FEDERALISMO SÌ, STANGATE NO

Il federalismo fiscale è, come principio, quanto di meglio si possa immaginare, in uno Stato moderno, per una equa distribuzione delle risorse. Le varie aree del Paese vengono responsabilizzate, le loro disponibilità finanziarie non dipendono più dal buon volere del potere centrale, i virtuosi sono gratificati e i dilapidatori penalizzati. Secondo i fautori di questa riforma fondamentale sarà possibile realizzare, grazie a essa, un forte risparmio sulla spesa pubblica. È affermato nella premessa al disegno di legge che «un sistema di finanza derivata, con ripiani a piè di lista alle amministrazioni inefficienti o con criteri basati sulla spesa storica, finisce per premiare chi più ha creato disavanzi». Parole sacrosante. Non è il caso d’essere disfattisti, negando pregiudizialmente ogni possibilità di riuscita al progetto di Calderoli.
Tutti gli italiani che amano il loro Paese saranno felici se verrà coronato da successo. E vogliono prestare fede, anche se il passato prossimo o remoto è gremito di delusioni, alla clausola finale secondo cui «l’attuazione della presente legge non potrà comportare oneri aggiuntivi per il bilancio dello Stato e la finanza pubblica nel suo complesso». E tuttavia, dopo una lettura non da esperto ma da cittadino comune della bozza approntata dal ministro per la Semplificazione, mi sono venute a mente alcune osservazioni (lo scrivo ben sapendo che l’essere ministro per la Semplificazione in Italia è un impegno al cui confronto le fatiche d’Ercole diventano pause di relax).
Prima osservazione. Nelle sintesi delle agenzie la bozza somiglia molto a un elenco di nuove tasse. Chiamate con il loro nome oppure camuffate con termini come «razionalizzazione dell’imposizione fiscale relativa agli autoveicoli e alle accise sulla benzina e gasolio» e «razionalizzazione dell’imposizione fiscale immobiliare». Il contribuente sa, per amara esperienza, che quando di parla di razionalizzazione a proposito di tasse è in arrivo, piccola o grande, una stangata.

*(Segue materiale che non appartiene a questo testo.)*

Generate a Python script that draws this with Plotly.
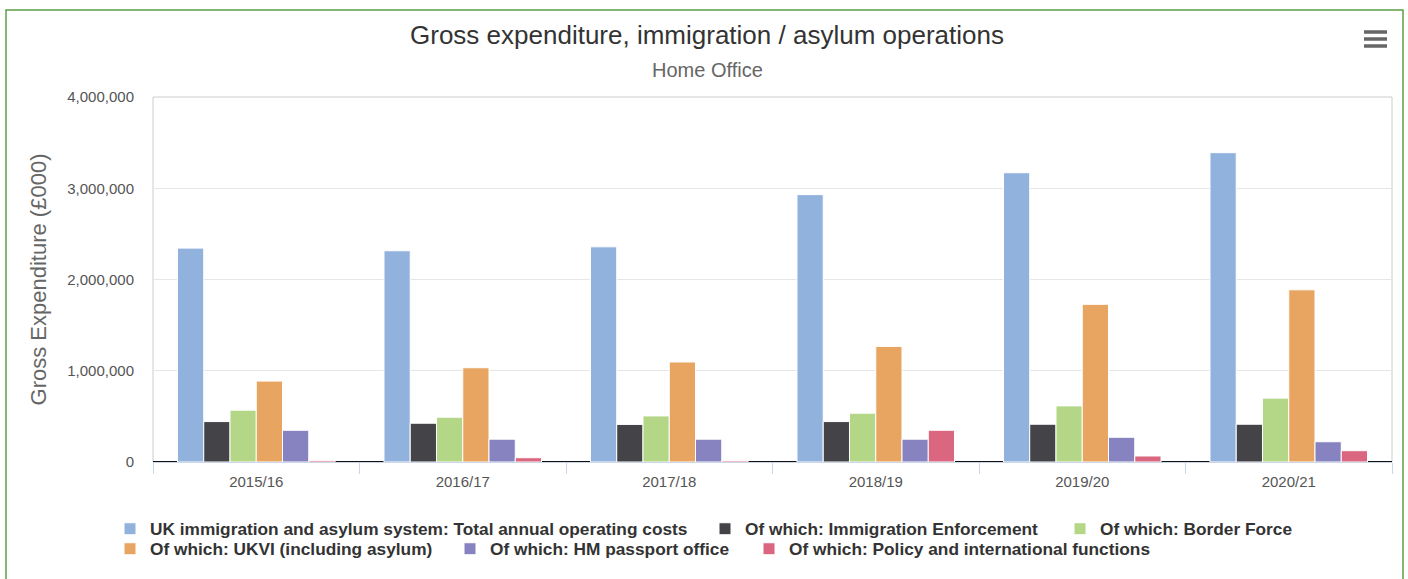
import plotly.graph_objects as go

categories = ["2015/16", "2016/17", "2017/18", "2018/19", "2019/20", "2020/21"]

series_names = [
    "UK immigration and asylum system: Total annual operating costs",
    "Of which: Immigration Enforcement",
    "Of which: Border Force",
    "Of which: UKVI (including asylum)",
    "Of which: HM passport office",
    "Of which: Policy and international functions",
]

total_costs = [2344000, 2315000, 2358000, 2930000, 3170000, 3390000]
immigration_enforcement = [443000, 425000, 412000, 443000, 414000, 414000]
border_force = [568000, 491000, 505000, 535000, 615000, 700000]
ukvi = [887000, 1033000, 1096000, 1267000, 1728000, 1887000]
passport_office = [348000, 250000, 250000, 250000, 271000, 222000]
policy_international = [18000, 47000, 15000, 348000, 66000, 124000]

series_values = [total_costs, immigration_enforcement, border_force,
                 ukvi, passport_office, policy_international]
colors = ["#92b2de", "#434348", "#b3d687", "#e8a562", "#8683c0", "#db6680"]

W, H = 1408, 579
L, R, T, B = 153, 16, 97, 117

# legend entry placement (pixel left edge of each entry, row top)
legend_ids = ["legend", "legend2", "legend3", "legend4", "legend5", "legend6"]
legend_px = [(110, 511), (705, 511), (1060, 511), (110, 531), (450, 531), (749, 531)]

fig = go.Figure()
for name, vals, col, lg in zip(series_names, series_values, colors, legend_ids):
    fig.add_trace(go.Bar(
        x=categories, y=vals, name=name, legend=lg,
        marker=dict(color=col, line=dict(color="white", width=1)),
    ))

font = "Liberation Sans, Arial, sans-serif"

pw = W - L - R
ph = H - T - B
def px_x(x):
    return (x - L) / pw
def px_y(y):
    return (H - B - y) / ph

shapes = [
    # outer green frame
    dict(type="rect", xref="paper", yref="paper",
         x0=px_x(6), x1=px_x(1403), y0=px_y(600), y1=px_y(10),
         line=dict(color="#5b9e45", width=1.5), fillcolor="rgba(0,0,0,0)", layer="below"),
    # plot border
    dict(type="rect", xref="paper", yref="paper", x0=0, x1=1, y0=0, y1=1,
         line=dict(color="#cccccc", width=1), fillcolor="rgba(0,0,0,0)", layer="below"),
]
# hamburger icon
for yy in (32, 39, 46):
    shapes.append(dict(type="line", xref="paper", yref="paper",
                       x0=px_x(1364), x1=px_x(1387), y0=px_y(yy), y1=px_y(yy),
                       line=dict(color="#666666", width=3.5)))

legend_common = dict(
    orientation="h", xref="paper", yref="paper", xanchor="left", yanchor="top",
    font=dict(size=17.3, color="#333333", family=font, weight="bold"),
    bgcolor="rgba(0,0,0,0)", borderwidth=0, itemwidth=30,
)
legends = {lid: dict(x=px_x(lx), y=px_y(ly), **legend_common)
           for lid, (lx, ly) in zip(legend_ids, legend_px)}

fig.update_layout(
    width=W, height=H,
    margin=dict(l=L, r=R, t=T, b=B, pad=0, autoexpand=False),
    paper_bgcolor="white", plot_bgcolor="white",
    font=dict(family=font, color="#333333"),
    barmode="group", bargap=0.237, bargroupgap=0,
    title=dict(text="Gross expenditure, immigration / asylum operations",
               x=707 / W, xanchor="center", xref="container",
               y=1 - 35 / H, yanchor="middle", yref="container",
               font=dict(size=26, color="#333333", family=font)),
    annotations=[dict(text="Home Office", xref="paper", yref="paper",
                      x=px_x(707), y=px_y(70), xanchor="center", yanchor="middle",
                      showarrow=False, font=dict(size=20, color="#666666", family=font))],
    xaxis=dict(
        type="category", showgrid=False, showline=True, linecolor="#ccd6eb", linewidth=1,
        ticks="outside", tickson="boundaries", ticklen=11, tickcolor="#ccd6eb",
        ticklabelstandoff=6,
        tickfont=dict(size=15, color="#555555", family=font),
        zeroline=False,
    ),
    yaxis=dict(
        range=[0, 4000000], dtick=1000000, tickformat=",d",
        showgrid=True, gridcolor="#e6e6e6", gridwidth=1,
        zeroline=True, zerolinecolor="#111111", zerolinewidth=2,
        showline=False, ticks="", ticklabelstandoff=18,
        tickfont=dict(size=15, color="#555555", family=font),
        title=dict(text="Gross Expenditure (£000)", standoff=14,
                   font=dict(size=22, color="#666666", family=font)),
    ),
    shapes=shapes,
    showlegend=True,
    **legends,
)

fig.write_html("out.html", config={"displayModeBar": False},
               post_script="document.body.style.margin='0';document.body.style.padding='0';")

Seconda osservazione. Alcune norme del disegno di legge hanno l’obbiettivo di «riconoscere un’adeguata autonomia impositiva alle province». Ma allora, dopo tanti annunci di abolizione, le province ce le teniamo, e anzi ne avremo di nuove perché l’alacre fantasia dei notabili locali è sempre all’opera nel varare enti inutili? A occhio e croce si direbbe che questa sia una vittoria non del nuovo ma della vecchissima politica distributrice di poltrone.
Terza osservazione. Sono previste sette aree metropolitane (Roma, Milano, Firenze, Bologna, Torino, Napoli e Genova, in forse Bari e Venezia). Non Palermo, a quanto m’è parso di capire, perché le regioni a statuto speciale non sono coinvolte nella riforma. Personalmente m’illudevo che tra gli obbiettivi primari del federalismo fiscale vi fosse proprio la fine delle regioni a statuto speciale, la cui esistenza ha prodotto disuguaglianze scandalose e sprechi demenziali.

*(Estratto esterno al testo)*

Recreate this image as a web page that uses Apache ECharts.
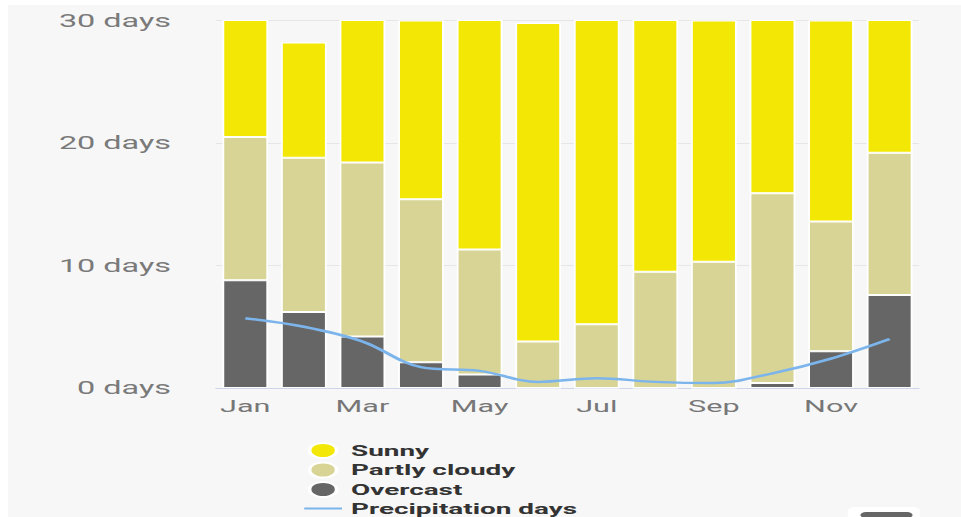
<!DOCTYPE html>
<html>
<head>
<meta charset="utf-8">
<script src="https://cdn.jsdelivr.net/npm/echarts@6/dist/echarts.min.js"></script>
<style>
  html, body { margin: 0; padding: 0; background: #ffffff; overflow: hidden; }
  #panel { position: absolute; left: 8px; top: 5px; width: 953px; height: 512px; background: #f7f7f7; }
  /* the chart is laid out narrow and widened horizontally */
  #chart { position: absolute; left: 0; top: 0; width: 534px; height: 517px;
           transform: scaleX(1.8); transform-origin: 0 0; }
</style>
</head>
<body>
<div id="panel"></div>
<div id="chart"></div>
<script>
// Monthly cloud cover and precipitation days
const months = ['Jan', 'Feb', 'Mar', 'Apr', 'May', 'Jun', 'Jul', 'Aug', 'Sep', 'Oct', 'Nov', 'Dec'];
const overcast = [8.8, 6.2, 4.2, 2.1, 1.1, 0, 0, 0, 0, 0.4, 3.0, 7.6];
const partlyCloudy = [11.7, 12.6, 14.2, 13.3, 10.2, 3.8, 5.2, 9.5, 10.3, 15.5, 10.6, 11.6];
const sunny = [10.5, 9.4, 12.6, 14.6, 19.7, 26.0, 25.8, 21.5, 19.7, 15.1, 16.4, 11.8];
const precipitationDays = [5.7, 5.0, 3.8, 1.7, 1.4, 0.5, 0.8, 0.5, 0.4, 1.2, 2.4, 4.0];
const yTicks = [0, 10, 20, 30];

const chart = echarts.init(document.getElementById('chart'), null, { renderer: 'svg' });

const barCommon = {
  type: 'bar',
  stack: 'days',
  barCategoryGap: '22%',
  clip: true,
  itemStyle: { borderColor: '#ffffff', borderWidth: 1 },
  emphasis: { disabled: true }
};

chart.setOption({
  animation: false,
  backgroundColor: 'transparent',
  textStyle: { fontFamily: 'Roboto, "Liberation Sans", sans-serif' },
  grid: { left: 120, right: 23.5, top: 20.5, bottom: 129, containLabel: false },
  xAxis: {
    type: 'category',
    data: months,
    axisTick: { show: false },
    axisLine: { show: true, lineStyle: { color: '#ccd6eb', width: 1 } },
    axisLabel: { interval: 1, color: '#777777', fontSize: 17, margin: 10 }
  },
  yAxis: {
    type: 'value',
    min: yTicks[0],
    max: yTicks[yTicks.length - 1],
    interval: yTicks[1] - yTicks[0],
    axisLine: { show: false },
    axisTick: { show: false },
    splitLine: { lineStyle: { color: '#e6e6e6', width: 1 } },
    axisLabel: { formatter: '{value} days', color: '#7a7a7a', fontSize: 18, margin: 25 }
  },
  legend: {
    orient: 'vertical',
    left: 168,
    top: 442,
    height: 90,
    padding: 0,
    itemWidth: 21,
    itemHeight: 15,
    itemGap: 2.5,
    symbolKeepAspect: true,
    selectedMode: false,
    textStyle: { color: '#333333', fontWeight: 'bold', fontSize: 15.5, lineHeight: 15 },
    data: [
      { name: 'Sunny', icon: 'circle' },
      { name: 'Partly cloudy', icon: 'circle' },
      { name: 'Overcast', icon: 'circle' },
      { name: 'Precipitation days', itemStyle: { opacity: 0, borderWidth: 0 } }
    ]
  },
  graphic: [
    { type: 'rect', left: 471, top: 507, shape: { width: 40, height: 14, r: 4 },
      style: { fill: '#ffffff' }, silent: true },
    { type: 'rect', left: 478, top: 512, shape: { width: 29, height: 6, r: 3 },
      style: { fill: '#666666' }, silent: true }
  ],
  series: [
    Object.assign({}, barCommon, { name: 'Overcast', data: overcast, itemStyle: Object.assign({}, barCommon.itemStyle, { color: '#666666' }) }),
    Object.assign({}, barCommon, { name: 'Partly cloudy', data: partlyCloudy, itemStyle: Object.assign({}, barCommon.itemStyle, { color: '#d8d495' }) }),
    Object.assign({}, barCommon, { name: 'Sunny', data: sunny, itemStyle: Object.assign({}, barCommon.itemStyle, { color: '#f3e805' }) }),
    {
      name: 'Precipitation days',
      type: 'line',
      data: precipitationDays,
      smooth: 0.35,
      symbol: 'none',
      z: 5,
      lineStyle: { color: '#7cb5ec', width: 2.5 },
      itemStyle: { color: '#7cb5ec' },
      emphasis: { disabled: true }
    }
  ]
});
</script>
</body>
</html>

Quarta osservazione. Nemmeno il ministro per la Semplificazione riesce a semplificare il burocratese, ostico se possibile ancor più del suo natio dialetto bergamasco. Cito dall’articolo 7 riguardante il calcolo del fondo perequativo a favore delle regioni.


«La differenza tra il fabbisogno finanziario necessario alla copertura delle spese di cui all’articolo 6, comma 1, lettera a), numero 1, calcolate con le modalità di cui alla lettera b) del medesimo comma 1 dell’articolo 6 e il gettito regionale dei tributi ad esse dedicati, determinato con l’esclusione delle variazioni di gettito prodotte dall’esercizio dell’autonomia tributaria nonché dall’emersione della base imponibile etc. etc.». Il resto è più o meno adeguato a questo campione. Auguri a Calderoli, avrà il suo bel da fare.